◆ EXERCISE OBJECTIVE ◆
Reproduce, word for word, every line from the first one down to the line containing "const titleText = '#", and nothing else.

◆ RECORDED INFORMATION ◆
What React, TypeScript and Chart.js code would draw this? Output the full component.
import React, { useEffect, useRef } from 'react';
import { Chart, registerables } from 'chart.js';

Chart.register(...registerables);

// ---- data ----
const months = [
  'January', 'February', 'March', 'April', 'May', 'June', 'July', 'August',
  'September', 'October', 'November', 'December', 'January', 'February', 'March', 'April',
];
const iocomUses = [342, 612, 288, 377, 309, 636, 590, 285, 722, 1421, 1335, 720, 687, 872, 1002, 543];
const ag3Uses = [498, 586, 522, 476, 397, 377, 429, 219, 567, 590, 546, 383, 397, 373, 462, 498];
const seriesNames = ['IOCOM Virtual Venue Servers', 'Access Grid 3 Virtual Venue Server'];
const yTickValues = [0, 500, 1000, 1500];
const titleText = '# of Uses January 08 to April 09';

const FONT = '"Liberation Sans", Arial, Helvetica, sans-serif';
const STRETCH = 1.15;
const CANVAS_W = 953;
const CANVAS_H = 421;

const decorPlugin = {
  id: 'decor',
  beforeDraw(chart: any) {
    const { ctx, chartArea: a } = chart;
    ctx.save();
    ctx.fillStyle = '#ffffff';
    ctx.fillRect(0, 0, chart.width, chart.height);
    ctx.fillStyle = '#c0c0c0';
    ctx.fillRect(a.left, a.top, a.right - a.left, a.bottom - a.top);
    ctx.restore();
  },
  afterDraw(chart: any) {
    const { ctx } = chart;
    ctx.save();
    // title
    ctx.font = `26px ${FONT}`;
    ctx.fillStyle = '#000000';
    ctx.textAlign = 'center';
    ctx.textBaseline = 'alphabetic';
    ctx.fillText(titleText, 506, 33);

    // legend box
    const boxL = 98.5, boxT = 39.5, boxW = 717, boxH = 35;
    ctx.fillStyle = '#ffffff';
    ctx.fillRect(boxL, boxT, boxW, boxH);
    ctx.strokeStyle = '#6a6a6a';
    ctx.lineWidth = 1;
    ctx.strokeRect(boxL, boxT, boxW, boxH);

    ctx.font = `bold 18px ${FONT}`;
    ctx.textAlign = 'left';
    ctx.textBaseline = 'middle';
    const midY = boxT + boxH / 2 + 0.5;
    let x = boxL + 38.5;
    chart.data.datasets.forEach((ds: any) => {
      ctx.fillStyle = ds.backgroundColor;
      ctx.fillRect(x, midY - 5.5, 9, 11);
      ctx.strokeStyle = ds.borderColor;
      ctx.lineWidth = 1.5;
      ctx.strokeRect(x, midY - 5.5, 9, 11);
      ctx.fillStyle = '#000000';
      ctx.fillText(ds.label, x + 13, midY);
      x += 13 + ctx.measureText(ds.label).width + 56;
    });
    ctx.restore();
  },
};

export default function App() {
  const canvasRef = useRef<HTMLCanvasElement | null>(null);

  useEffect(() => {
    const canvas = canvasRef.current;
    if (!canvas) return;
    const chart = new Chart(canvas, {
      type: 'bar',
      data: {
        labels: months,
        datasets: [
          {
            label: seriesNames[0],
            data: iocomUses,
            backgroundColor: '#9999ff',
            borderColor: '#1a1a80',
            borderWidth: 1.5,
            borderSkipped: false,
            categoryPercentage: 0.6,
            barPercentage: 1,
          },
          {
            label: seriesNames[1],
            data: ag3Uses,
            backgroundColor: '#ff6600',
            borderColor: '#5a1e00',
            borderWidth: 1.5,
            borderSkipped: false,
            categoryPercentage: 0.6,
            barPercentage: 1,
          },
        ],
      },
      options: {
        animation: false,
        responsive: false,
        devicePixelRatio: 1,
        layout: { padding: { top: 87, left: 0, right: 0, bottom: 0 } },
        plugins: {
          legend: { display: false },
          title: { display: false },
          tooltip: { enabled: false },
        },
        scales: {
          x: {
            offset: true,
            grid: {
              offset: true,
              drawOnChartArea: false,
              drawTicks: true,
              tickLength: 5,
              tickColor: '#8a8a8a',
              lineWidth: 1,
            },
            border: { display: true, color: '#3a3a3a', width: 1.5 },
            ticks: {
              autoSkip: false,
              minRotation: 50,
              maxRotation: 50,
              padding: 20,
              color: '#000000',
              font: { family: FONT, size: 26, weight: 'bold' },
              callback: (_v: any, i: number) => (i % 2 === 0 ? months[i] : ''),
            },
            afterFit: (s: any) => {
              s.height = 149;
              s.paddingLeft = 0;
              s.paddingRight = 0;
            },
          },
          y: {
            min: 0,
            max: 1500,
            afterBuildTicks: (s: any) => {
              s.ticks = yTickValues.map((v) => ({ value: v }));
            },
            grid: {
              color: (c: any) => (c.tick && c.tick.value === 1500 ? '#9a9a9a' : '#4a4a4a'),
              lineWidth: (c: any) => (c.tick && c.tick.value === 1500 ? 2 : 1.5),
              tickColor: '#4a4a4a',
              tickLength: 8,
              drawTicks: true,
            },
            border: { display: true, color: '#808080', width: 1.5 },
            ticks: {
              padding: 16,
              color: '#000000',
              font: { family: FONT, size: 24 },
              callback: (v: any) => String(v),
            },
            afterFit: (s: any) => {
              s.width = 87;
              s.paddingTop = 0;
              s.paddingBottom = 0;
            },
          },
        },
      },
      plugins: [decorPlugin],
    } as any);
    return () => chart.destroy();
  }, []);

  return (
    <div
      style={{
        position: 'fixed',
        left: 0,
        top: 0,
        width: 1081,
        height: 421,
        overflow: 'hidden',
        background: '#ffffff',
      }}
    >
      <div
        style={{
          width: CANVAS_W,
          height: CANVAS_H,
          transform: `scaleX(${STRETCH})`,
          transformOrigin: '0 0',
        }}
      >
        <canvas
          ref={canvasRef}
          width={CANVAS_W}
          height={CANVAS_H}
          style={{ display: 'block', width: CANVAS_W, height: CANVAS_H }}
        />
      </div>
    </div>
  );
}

◆ RESULT BELOW ◆
What React, TypeScript and Chart.js code would draw this? Output the full component.
import React, { useEffect, useRef } from 'react';
import { Chart, registerables } from 'chart.js';

Chart.register(...registerables);

// ---- data ----
const months = [
  'January', 'February', 'March', 'April', 'May', 'June', 'July', 'August',
  'September', 'October', 'November', 'December', 'January', 'February', 'March', 'April',
];
const iocomUses = [342, 612, 288, 377, 309, 636, 590, 285, 722, 1421, 1335, 720, 687, 872, 1002, 543];
const ag3Uses = [498, 586, 522, 476, 397, 377, 429, 219, 567, 590, 546, 383, 397, 373, 462, 498];
const seriesNames = ['IOCOM Virtual Venue Servers', 'Access Grid 3 Virtual Venue Server'];
const yTickValues = [0, 500, 1000, 1500];
const titleText = '# of Uses January 08 to April 09';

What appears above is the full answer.